AIM
Only one stretch of the data below should be repeated: the lines from the line containing "Recreate this image" through the line containing "import matplotlib.pyplot as plt", inclusive, exactly as they are.

RECORDED INFORMATION

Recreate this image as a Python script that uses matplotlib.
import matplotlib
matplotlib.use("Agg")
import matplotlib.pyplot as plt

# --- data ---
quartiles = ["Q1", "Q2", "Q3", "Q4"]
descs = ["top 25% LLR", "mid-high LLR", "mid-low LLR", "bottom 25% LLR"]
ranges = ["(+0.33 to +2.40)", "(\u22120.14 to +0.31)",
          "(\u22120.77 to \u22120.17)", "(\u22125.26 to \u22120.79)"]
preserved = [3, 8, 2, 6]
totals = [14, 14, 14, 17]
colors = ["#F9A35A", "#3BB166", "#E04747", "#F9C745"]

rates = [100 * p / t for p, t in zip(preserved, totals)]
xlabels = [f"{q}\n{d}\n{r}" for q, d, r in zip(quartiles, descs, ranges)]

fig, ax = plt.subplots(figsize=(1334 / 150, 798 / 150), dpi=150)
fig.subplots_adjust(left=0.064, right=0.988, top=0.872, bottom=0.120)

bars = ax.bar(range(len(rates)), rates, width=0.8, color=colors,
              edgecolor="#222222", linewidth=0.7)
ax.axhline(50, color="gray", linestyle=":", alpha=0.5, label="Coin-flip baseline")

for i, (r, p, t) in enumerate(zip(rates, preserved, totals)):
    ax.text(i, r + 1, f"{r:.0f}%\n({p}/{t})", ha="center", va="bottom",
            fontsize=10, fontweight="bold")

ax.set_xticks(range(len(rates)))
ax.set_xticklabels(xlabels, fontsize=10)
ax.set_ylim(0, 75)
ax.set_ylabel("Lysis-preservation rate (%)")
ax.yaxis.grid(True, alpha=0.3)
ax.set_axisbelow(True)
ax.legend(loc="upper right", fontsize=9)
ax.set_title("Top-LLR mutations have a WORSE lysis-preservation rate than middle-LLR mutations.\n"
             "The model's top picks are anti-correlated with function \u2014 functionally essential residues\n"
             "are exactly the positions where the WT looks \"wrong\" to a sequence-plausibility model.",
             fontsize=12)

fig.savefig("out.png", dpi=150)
...
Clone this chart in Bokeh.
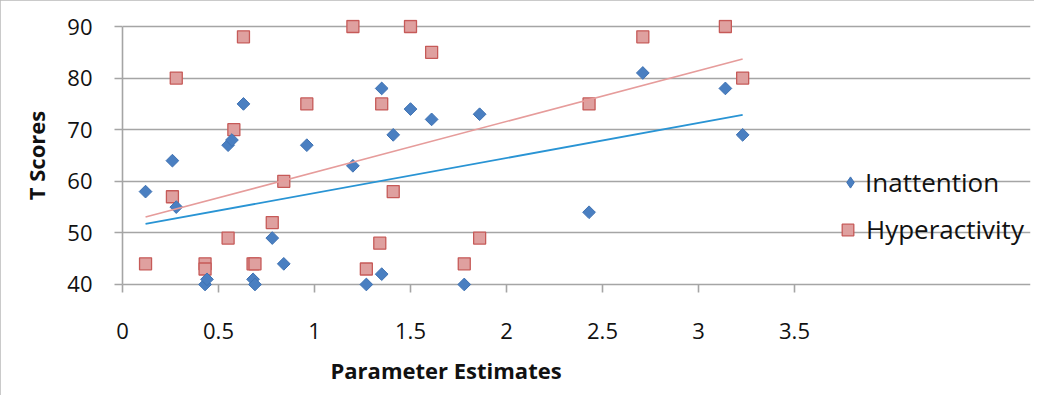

RESULT OF THIS TASK
Recreate this image as a Python script that uses matplotlib.
import matplotlib
matplotlib.use("Agg")
import matplotlib.pyplot as plt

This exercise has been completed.